== DATA LINES ==

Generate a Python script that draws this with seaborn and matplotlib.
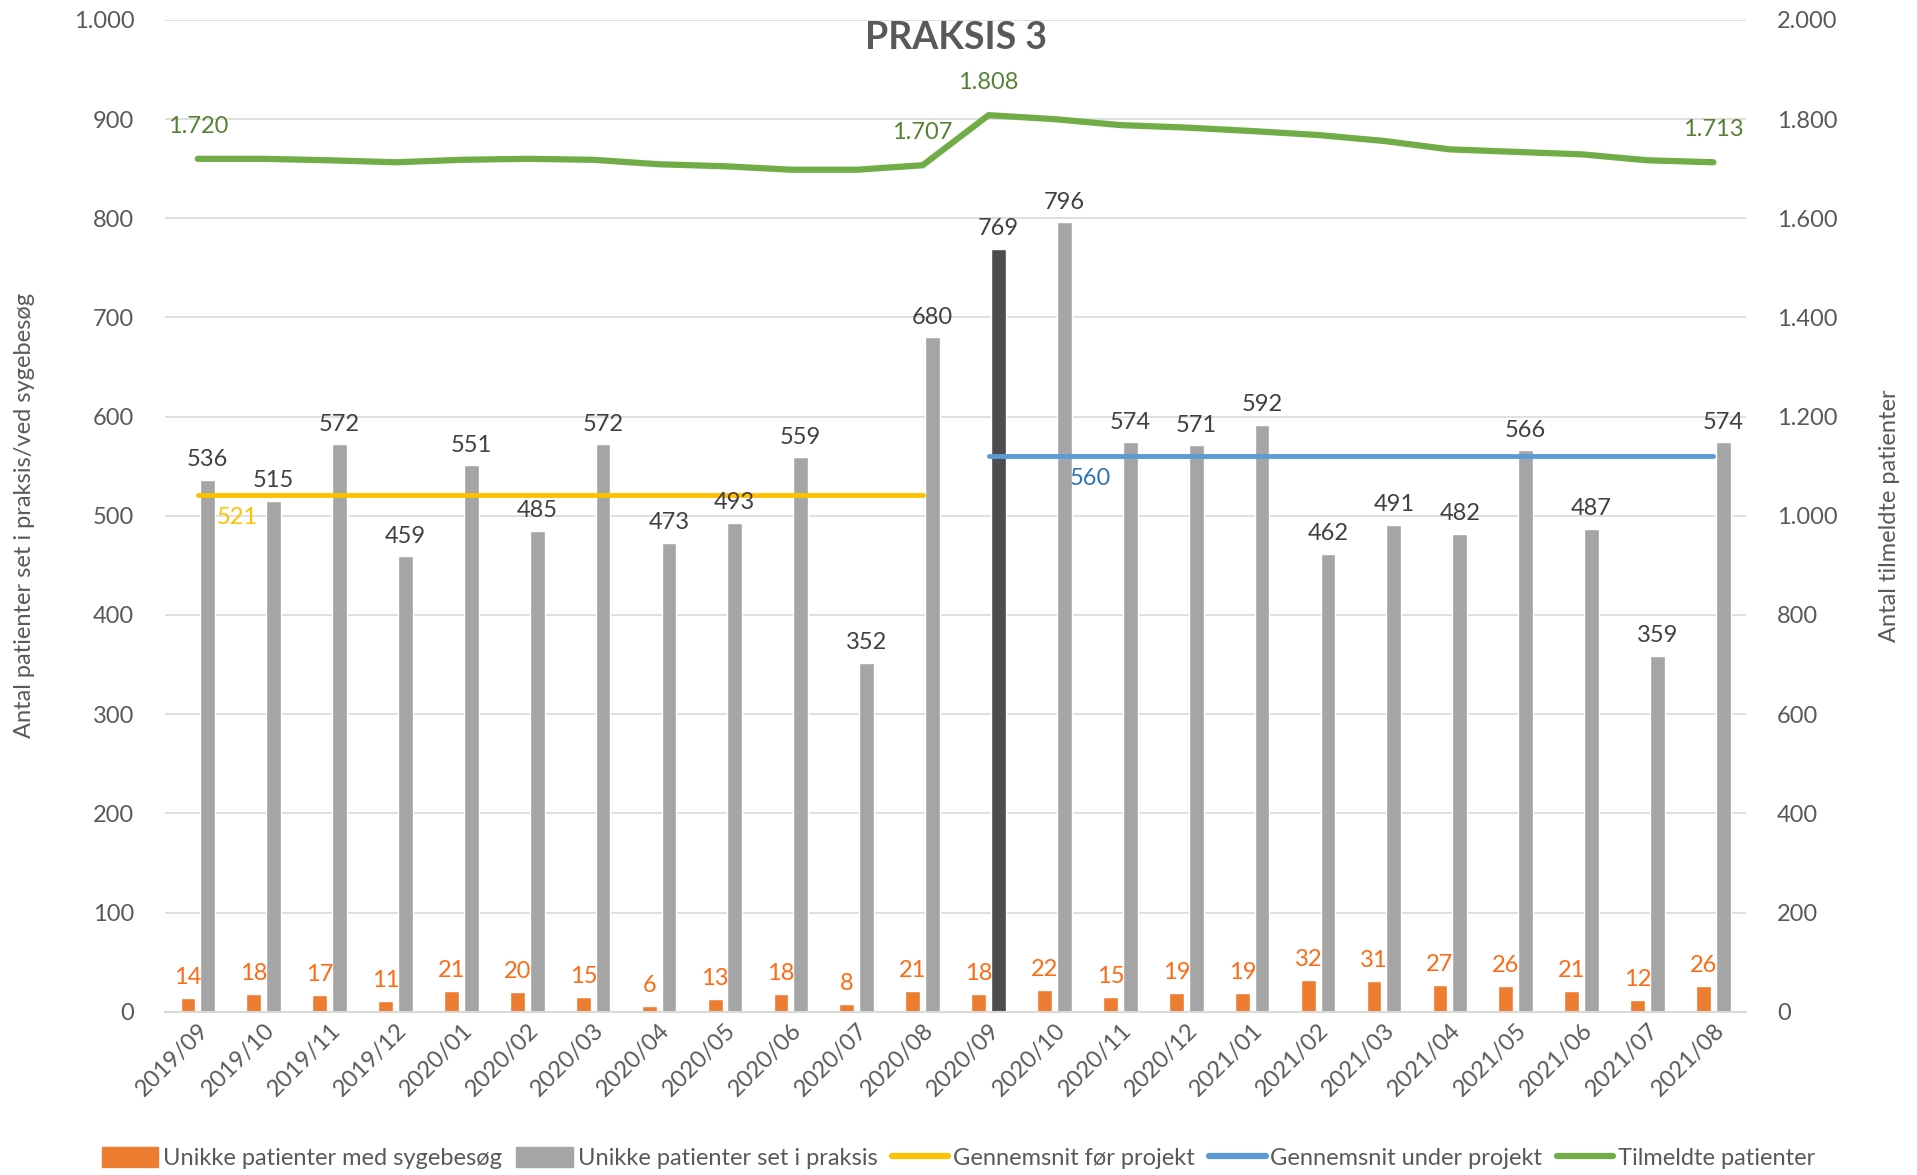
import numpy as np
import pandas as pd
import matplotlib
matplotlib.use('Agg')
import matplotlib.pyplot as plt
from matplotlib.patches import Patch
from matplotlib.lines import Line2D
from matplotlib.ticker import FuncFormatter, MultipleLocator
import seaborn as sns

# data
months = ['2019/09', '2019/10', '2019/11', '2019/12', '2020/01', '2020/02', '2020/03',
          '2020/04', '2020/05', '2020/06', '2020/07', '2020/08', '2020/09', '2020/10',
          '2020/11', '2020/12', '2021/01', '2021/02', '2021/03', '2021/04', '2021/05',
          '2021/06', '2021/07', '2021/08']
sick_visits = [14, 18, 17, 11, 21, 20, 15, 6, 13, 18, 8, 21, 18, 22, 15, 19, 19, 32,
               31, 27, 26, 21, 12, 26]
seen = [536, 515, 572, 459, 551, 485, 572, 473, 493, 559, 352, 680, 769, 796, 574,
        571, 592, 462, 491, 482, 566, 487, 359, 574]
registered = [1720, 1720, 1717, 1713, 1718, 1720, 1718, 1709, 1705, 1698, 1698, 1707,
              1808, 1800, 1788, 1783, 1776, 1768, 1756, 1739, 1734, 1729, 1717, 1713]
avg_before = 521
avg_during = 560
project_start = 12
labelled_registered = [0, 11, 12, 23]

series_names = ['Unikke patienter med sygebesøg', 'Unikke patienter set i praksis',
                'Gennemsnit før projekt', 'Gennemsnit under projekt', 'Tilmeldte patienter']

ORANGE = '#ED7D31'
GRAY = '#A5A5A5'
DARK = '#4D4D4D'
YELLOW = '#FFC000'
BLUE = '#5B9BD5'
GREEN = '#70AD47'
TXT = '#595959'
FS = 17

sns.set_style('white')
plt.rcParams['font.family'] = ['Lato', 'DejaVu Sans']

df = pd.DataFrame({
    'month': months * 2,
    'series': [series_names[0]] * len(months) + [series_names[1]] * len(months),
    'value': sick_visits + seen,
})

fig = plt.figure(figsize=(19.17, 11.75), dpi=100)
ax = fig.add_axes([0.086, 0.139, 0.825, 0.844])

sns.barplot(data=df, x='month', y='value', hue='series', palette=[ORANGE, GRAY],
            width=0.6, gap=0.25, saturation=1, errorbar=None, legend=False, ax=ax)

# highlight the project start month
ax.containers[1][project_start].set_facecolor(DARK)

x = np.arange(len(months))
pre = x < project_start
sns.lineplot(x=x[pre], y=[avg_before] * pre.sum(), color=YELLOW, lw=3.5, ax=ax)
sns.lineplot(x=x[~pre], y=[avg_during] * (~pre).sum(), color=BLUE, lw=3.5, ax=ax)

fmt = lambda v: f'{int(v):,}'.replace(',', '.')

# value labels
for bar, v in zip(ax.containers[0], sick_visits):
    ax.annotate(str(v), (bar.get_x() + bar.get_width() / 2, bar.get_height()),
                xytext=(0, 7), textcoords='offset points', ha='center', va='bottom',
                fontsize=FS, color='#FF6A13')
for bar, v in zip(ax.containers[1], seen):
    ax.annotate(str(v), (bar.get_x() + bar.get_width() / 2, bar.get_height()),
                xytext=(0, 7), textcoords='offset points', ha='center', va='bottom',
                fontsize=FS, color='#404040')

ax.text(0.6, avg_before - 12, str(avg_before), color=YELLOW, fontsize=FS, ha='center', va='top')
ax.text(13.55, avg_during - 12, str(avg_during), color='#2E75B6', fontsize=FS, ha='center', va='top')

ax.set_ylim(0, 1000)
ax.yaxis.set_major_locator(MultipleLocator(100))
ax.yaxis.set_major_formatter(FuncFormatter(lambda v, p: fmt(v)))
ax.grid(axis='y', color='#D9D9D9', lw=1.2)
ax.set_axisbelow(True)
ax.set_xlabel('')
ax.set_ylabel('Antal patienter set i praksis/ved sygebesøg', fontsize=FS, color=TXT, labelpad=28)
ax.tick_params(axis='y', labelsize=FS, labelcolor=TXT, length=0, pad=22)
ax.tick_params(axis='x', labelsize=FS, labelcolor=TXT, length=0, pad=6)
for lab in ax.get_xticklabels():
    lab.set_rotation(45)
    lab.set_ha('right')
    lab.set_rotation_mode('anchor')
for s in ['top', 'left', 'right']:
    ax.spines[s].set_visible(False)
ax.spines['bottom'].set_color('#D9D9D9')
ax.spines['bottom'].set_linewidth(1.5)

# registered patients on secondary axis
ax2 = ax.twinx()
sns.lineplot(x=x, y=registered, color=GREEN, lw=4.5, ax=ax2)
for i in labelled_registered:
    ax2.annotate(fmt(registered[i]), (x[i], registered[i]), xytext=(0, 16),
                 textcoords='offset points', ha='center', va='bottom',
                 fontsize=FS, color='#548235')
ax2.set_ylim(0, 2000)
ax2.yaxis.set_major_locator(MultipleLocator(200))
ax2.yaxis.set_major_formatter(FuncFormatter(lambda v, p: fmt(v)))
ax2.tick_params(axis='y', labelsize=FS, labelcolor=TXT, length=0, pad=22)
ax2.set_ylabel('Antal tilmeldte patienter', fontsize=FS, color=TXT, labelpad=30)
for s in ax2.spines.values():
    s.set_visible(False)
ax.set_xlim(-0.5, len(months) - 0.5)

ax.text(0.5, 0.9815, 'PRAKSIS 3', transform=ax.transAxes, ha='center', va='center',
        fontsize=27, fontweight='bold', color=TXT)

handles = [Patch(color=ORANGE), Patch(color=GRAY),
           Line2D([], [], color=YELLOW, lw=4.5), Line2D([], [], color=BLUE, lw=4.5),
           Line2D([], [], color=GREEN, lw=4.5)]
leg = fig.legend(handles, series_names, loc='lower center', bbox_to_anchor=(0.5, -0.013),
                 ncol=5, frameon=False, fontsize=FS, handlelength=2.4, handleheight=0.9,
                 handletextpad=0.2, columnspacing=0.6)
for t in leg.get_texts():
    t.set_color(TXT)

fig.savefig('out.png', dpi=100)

===

### THE REQUEST:
Skip the pictures and restate exactly the lines from the beginning of the listing to the line with "import seaborn as sns", that line included.

### REPLY:
Generate a Python script that draws this with seaborn and matplotlib.
import numpy as np
import pandas as pd
import matplotlib
matplotlib.use('Agg')
import matplotlib.pyplot as plt
from matplotlib.patches import Patch
from matplotlib.lines import Line2D
from matplotlib.ticker import FuncFormatter, MultipleLocator
import seaborn as sns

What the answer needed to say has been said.